DIRECTIONS - Gather all lines with the word "this" in them.

((

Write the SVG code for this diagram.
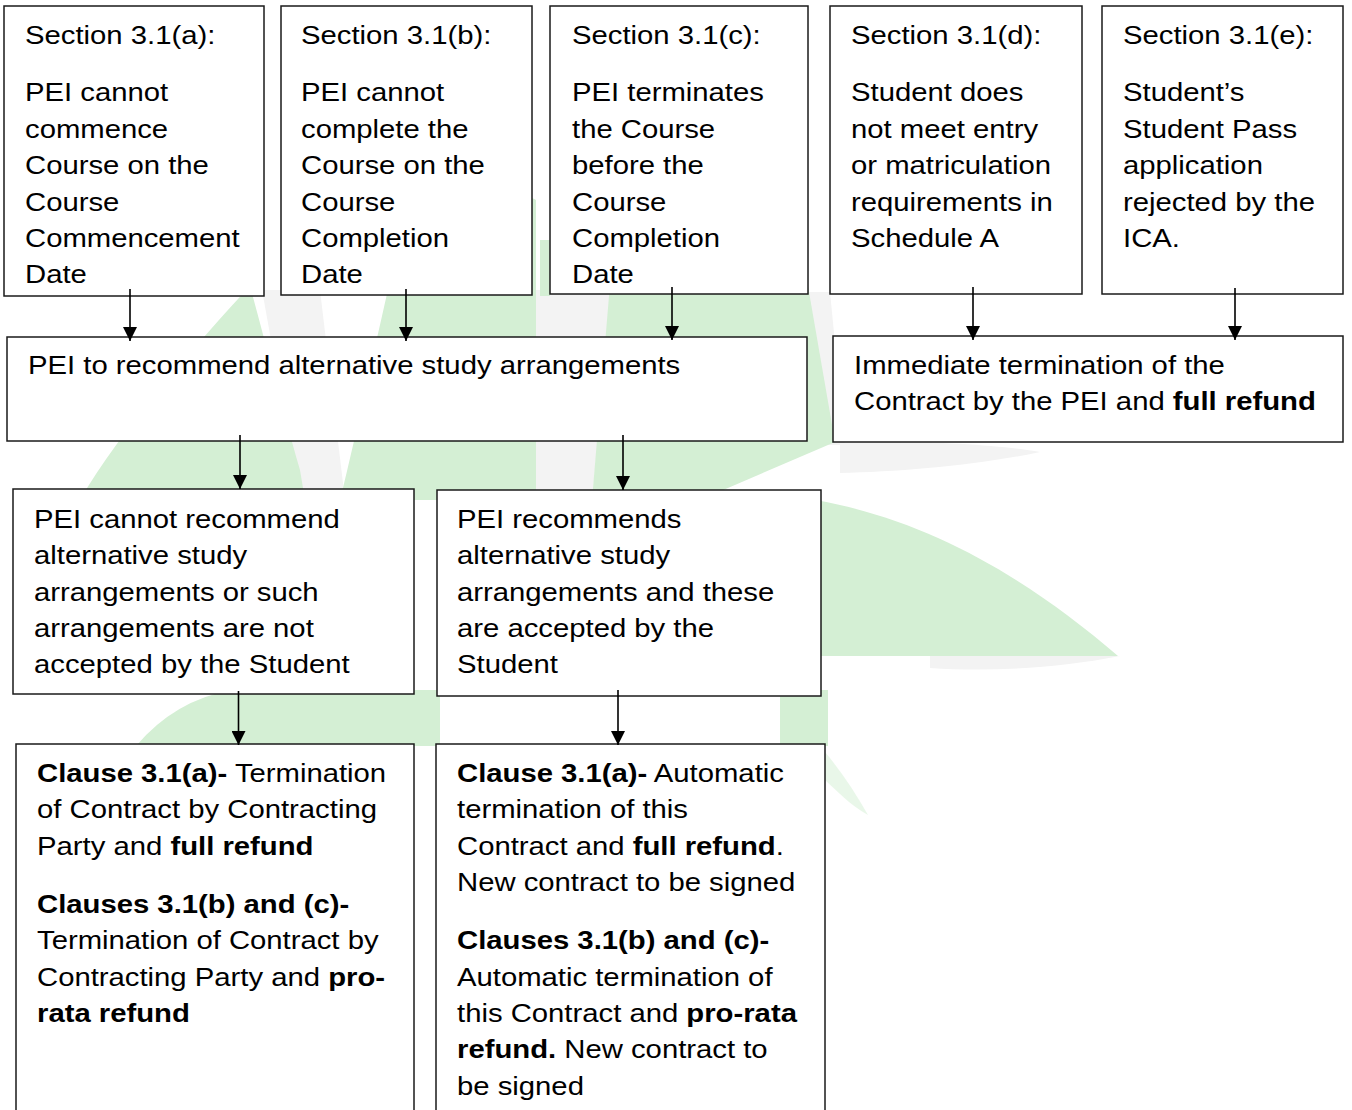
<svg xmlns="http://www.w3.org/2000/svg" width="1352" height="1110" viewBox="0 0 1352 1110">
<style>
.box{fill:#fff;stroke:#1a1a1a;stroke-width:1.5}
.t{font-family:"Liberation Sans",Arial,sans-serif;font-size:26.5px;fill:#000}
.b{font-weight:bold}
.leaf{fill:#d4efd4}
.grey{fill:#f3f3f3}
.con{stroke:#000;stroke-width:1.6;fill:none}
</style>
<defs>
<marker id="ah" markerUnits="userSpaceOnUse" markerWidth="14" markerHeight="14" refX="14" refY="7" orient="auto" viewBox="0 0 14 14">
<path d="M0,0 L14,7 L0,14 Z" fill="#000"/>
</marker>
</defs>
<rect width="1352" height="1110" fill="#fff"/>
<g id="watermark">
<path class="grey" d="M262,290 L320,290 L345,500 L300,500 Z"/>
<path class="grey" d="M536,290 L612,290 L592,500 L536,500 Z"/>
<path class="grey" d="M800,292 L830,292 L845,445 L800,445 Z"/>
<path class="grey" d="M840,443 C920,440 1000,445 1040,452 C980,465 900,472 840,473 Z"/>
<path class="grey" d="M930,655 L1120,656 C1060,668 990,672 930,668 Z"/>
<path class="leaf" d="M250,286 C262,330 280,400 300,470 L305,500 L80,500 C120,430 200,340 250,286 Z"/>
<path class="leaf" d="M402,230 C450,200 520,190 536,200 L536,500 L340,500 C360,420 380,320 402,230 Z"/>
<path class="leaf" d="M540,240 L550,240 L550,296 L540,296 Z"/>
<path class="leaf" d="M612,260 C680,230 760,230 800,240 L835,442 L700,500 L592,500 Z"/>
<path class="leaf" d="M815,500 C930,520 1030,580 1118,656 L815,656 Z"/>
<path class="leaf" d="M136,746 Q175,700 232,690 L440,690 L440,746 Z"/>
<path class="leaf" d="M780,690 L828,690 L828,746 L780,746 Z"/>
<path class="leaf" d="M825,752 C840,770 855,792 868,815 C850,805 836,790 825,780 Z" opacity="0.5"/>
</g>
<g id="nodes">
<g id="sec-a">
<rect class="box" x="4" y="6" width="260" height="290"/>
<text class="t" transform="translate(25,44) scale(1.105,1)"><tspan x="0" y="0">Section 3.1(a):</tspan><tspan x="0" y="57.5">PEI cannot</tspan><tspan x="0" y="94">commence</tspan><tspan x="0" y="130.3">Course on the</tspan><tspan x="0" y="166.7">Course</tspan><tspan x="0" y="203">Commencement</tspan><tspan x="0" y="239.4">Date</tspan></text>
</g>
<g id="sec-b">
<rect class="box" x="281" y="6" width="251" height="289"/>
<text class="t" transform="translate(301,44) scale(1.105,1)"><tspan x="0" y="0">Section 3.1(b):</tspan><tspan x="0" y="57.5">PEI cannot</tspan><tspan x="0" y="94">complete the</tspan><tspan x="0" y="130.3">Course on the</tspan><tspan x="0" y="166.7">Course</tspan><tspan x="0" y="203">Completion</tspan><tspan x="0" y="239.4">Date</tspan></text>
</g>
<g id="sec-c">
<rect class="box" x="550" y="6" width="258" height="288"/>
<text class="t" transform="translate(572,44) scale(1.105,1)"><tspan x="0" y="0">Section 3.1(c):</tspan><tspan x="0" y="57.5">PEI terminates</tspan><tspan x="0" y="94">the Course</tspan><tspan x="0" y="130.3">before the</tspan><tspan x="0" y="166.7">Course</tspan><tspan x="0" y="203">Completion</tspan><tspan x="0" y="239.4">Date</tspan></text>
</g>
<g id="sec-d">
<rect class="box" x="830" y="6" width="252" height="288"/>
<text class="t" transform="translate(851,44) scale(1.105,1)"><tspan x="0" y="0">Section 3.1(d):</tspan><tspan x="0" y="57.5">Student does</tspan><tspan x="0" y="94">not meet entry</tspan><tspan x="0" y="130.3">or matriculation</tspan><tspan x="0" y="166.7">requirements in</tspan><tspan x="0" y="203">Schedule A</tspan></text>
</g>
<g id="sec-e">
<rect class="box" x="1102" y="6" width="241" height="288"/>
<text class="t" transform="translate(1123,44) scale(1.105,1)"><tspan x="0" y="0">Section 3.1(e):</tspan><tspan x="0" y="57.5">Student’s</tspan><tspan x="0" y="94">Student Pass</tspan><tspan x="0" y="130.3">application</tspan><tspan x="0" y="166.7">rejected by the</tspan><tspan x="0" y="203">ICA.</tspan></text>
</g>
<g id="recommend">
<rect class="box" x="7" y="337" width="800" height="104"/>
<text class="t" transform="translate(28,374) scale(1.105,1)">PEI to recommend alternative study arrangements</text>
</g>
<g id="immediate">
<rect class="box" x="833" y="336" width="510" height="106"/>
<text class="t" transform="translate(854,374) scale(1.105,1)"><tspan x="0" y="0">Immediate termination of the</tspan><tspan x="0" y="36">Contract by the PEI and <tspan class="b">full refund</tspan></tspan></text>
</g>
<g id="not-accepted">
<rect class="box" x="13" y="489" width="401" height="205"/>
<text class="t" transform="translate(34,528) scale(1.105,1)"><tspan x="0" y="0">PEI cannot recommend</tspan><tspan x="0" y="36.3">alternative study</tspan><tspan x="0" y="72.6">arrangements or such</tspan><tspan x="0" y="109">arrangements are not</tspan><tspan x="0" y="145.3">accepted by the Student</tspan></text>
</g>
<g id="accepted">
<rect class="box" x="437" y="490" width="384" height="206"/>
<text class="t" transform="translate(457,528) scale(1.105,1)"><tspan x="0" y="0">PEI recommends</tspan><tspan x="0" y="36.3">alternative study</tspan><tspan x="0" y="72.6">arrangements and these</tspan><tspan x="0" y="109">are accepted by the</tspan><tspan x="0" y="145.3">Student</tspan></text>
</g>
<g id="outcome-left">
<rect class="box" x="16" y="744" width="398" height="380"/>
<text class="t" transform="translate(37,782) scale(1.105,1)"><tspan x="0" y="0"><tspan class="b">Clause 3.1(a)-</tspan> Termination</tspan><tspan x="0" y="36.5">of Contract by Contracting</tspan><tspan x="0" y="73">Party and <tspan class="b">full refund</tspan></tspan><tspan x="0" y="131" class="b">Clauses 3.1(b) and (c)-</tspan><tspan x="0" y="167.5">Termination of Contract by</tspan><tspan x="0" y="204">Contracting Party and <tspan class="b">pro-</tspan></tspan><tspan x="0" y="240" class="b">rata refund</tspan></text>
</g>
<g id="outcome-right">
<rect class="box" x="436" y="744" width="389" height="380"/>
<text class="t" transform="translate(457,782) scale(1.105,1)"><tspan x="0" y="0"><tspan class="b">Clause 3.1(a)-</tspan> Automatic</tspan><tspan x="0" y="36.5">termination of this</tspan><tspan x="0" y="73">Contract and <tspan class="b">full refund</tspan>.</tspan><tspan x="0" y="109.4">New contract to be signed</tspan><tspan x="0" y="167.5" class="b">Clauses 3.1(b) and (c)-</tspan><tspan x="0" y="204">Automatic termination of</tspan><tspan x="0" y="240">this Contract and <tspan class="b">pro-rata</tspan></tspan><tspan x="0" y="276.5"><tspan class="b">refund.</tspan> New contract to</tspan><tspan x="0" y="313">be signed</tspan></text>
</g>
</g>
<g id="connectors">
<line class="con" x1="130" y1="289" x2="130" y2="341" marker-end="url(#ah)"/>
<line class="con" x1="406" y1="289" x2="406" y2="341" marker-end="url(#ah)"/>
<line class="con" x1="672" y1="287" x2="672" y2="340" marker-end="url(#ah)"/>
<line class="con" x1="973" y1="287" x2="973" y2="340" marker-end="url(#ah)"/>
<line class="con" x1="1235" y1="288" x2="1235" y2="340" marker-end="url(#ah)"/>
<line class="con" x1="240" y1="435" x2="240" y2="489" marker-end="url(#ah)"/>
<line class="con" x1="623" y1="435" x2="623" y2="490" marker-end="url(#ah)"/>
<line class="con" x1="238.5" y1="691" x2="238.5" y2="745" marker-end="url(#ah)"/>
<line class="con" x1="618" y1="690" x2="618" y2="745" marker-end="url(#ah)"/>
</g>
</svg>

))

FINISHED TASK -
Write the SVG code for this diagram.
<text class="t" transform="translate(457,782) scale(1.105,1)"><tspan x="0" y="0"><tspan class="b">Clause 3.1(a)-</tspan> Automatic</tspan><tspan x="0" y="36.5">termination of this</tspan><tspan x="0" y="73">Contract and <tspan class="b">full refund</tspan>.</tspan><tspan x="0" y="109.4">New contract to be signed</tspan><tspan x="0" y="167.5" class="b">Clauses 3.1(b) and (c)-</tspan><tspan x="0" y="204">Automatic termination of</tspan><tspan x="0" y="240">this Contract and <tspan class="b">pro-rata</tspan></tspan><tspan x="0" y="276.5"><tspan class="b">refund.</tspan> New contract to</tspan><tspan x="0" y="313">be signed</tspan></text>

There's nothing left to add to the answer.